Culpabilité maternelle
Riley Harriff, cinq ans et sa petite sœur Maddy, quatre ans, sont heureux. Ils sont équilibrés et réussissent bien à la prématernelle. Malgré tout, leur maman, Roberta, se sent coupable. «Chaque jour, je me sens coupable de travailler autant, voire d’être au bureau, quand je vois toutes ces mères qui restent au foyer, explique-t-elle. Je me sens coupable de ne pas être aussi créative que d’autres mamans. Je me sens coupable de les laisser trop écouter la télé.»
Roberta Harriff, 37 ans, est administratrice des ressources humaines dans une entreprise de Chicago. «Parfois, je me sens coupable parce que d’autres enfants suivent des cours de natation, de danse ou pratiquent d’autres sports, alors que nous n’avons ni le temps ni les moyens pour leur permettre de le faire, ajoute-t-elle. La culpabilité est toujours présente!»
Ses impressions sont peut-être irrationnelles, mais elle n’est pas la seule à les ressentir. «La culpabilité des mères remonte à des temps immémoriaux», affirme la professeure de psychologie Kathy Hirsh-Pasek, de l’Université Temple, et auteure d’Einstein Never Used Flashcards. «Aujourd’hui, poursuit-elle, on s’attend à ce que les mères fassent tout, mais elles n’ont pas nécessairement l’aide de la famille élargie. Et puis l’herbe est toujours plus verte chez le voisin : alors que les femmes au foyer veulent travailler, les mamans au travail veulent rester à la maison, et celles qui travaillent à temps partiel se sentent incompétentes dans leurs deux rôles.»
Cela dit, les mères qui travaillent à temps plein ressentent davantage de culpabilité. «Je passe une heure le matin avec mes enfants, et deux heures le soir avant de les coucher, calcule Mme Harriff. Et ces moments sont passés à manger, s’habiller, prendre le bain… Il est difficile d’avoir l’impression de passer du temps de qualité avec eux dans ce contexte.»

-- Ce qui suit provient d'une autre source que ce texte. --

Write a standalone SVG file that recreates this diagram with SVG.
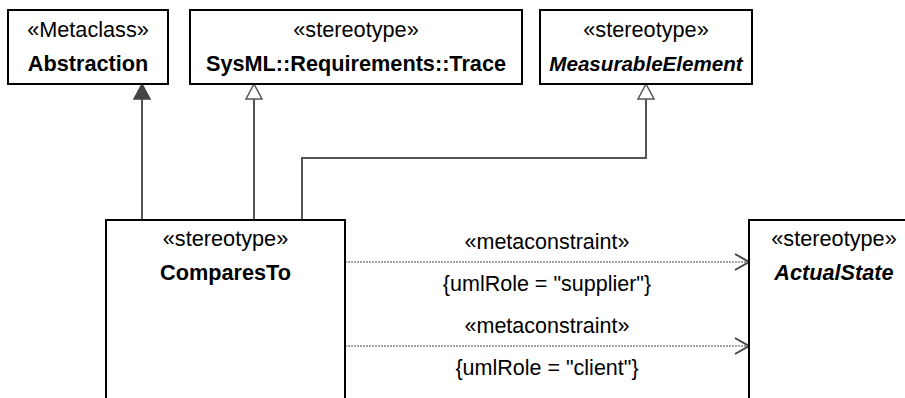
<svg xmlns="http://www.w3.org/2000/svg" width="905" height="398" viewBox="0 0 905 398">
<style>
.box{fill:#fff;stroke:#000;stroke-width:2}
.t{font-family:"Liberation Sans",Arial,sans-serif;font-size:21.7px;fill:#000;text-anchor:middle}
.b{font-weight:bold}
.i{font-style:italic}
.c{fill:none;stroke:#555;stroke-width:2}
.d{fill:none;stroke:#888;stroke-width:1.5;stroke-dasharray:2 1}
.oa{fill:none;stroke:#444;stroke-width:2}
.ta{font-family:"Liberation Sans",Arial,sans-serif;font-size:21.5px;fill:#000;text-anchor:middle}
</style>
<rect width="905" height="398" fill="#fff"/>
<g id="connectors">
<line class="c" x1="142" y1="220" x2="142" y2="98"/>
<polygon points="142,84 134,99 150,99" fill="#444" stroke="#444" stroke-width="1.5"/>
<line class="c" x1="254" y1="220" x2="254" y2="99"/>
<polygon points="254,84 246,99 262,99" fill="#fff" stroke="#555" stroke-width="1.5"/>
<path class="c" d="M302,220 V158 H646 V99"/>
<polygon points="646,84 638,99 654,99" fill="#fff" stroke="#555" stroke-width="1.5"/>
<line class="d" x1="345" y1="262" x2="748" y2="262"/>
<polyline class="oa" points="735,254 749,262 735,270"/>
<line class="d" x1="345" y1="346" x2="748" y2="346"/>
<polyline class="oa" points="735,338 749,346 735,354"/>
<text class="ta" x="547" y="249">«metaconstraint»</text>
<text class="ta" x="547" y="291">{umlRole = "supplier"}</text>
<text class="ta" x="547" y="333">«metaconstraint»</text>
<text class="ta" x="547" y="375">{umlRole = "client"}</text>
</g>
<g id="Abstraction">
<rect class="box" x="8" y="10" width="160" height="74"/>
<text class="t" x="88" y="37">«Metaclass»</text>
<text class="t b" x="88" y="71">Abstraction</text>
</g>
<g id="Trace">
<rect class="box" x="190" y="10" width="332" height="74"/>
<text class="t" x="356" y="37">«stereotype»</text>
<text class="t b" x="356" y="71">SysML::Requirements::Trace</text>
</g>
<g id="MeasurableElement">
<rect class="box" x="540" y="10" width="212" height="74"/>
<text class="t" x="646" y="37">«stereotype»</text>
<text class="t b i" x="646" y="71" style="font-size:20.6px">MeasurableElement</text>
</g>
<g id="ComparesTo">
<rect class="box" x="106" y="220" width="239" height="190"/>
<text class="t" x="225.5" y="246">«stereotype»</text>
<text class="t b" x="225.5" y="280">ComparesTo</text>
</g>
<g id="ActualState">
<rect class="box" x="749" y="220" width="170" height="190"/>
<text class="t" x="834" y="246">«stereotype»</text>
<text class="t b i" x="834" y="280">ActualState</text>
</g>
</svg>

Même si la plupart des études montrent que les enfants dont la mère travaille ne se développent pas différemment des autres, certains résultats alimentent la culpabilité des mères. Plus tôt cette année, une étude a notamment révélé que les enfants dont la mère travaille prennent un kilo de plus par année. Une autre recherche publiée cette année a montré que ces enfants sont aussi plus à risque (200 % plus, en fait) d’être hospitalisés, de faire de l’asthme, de se blesser ou de s’empoisonner.
Il n’y a pas de formule magique pour guérir ces femmes de leur culpabilité, affirme Mme Hirsh-Pasek. «Les meilleures mères sont celles qui font la paix avec elles-mêmes. Si le souper n’est pas prêt à temps, ne vous dites pas que vous avez échoué. Voyez plutôt cela comme une occasion d’enseigner à vos enfants que les humains ne sont pas parfaits et que ce n’est pas grave.»
Raccrochez et débranchez-vous
«Il y a le travail et la maison, tranche Kathy Hirsh-Pasek. Quand vous êtes à la maison, vous devriez pouvoir regarder vos enfants dans les yeux.» Cependant, 34 % des Canadiens possèdent un téléphone intelligent, selon eMarketer. Résultat? Décrocher du travail (ou de Facebook, ou des amis, ou des statistiques sportives) est devenu un défi. Les mères essaient souvent d’envoyer des courriels pendant que leurs enfants mangent ou font leurs devoirs. «Vous devez apprendre à laisser votre téléphone de côté, insiste-t-elle. Autrement, vous signifiez à vos enfants que vos courriels sont pour vous plus importants qu’eux.»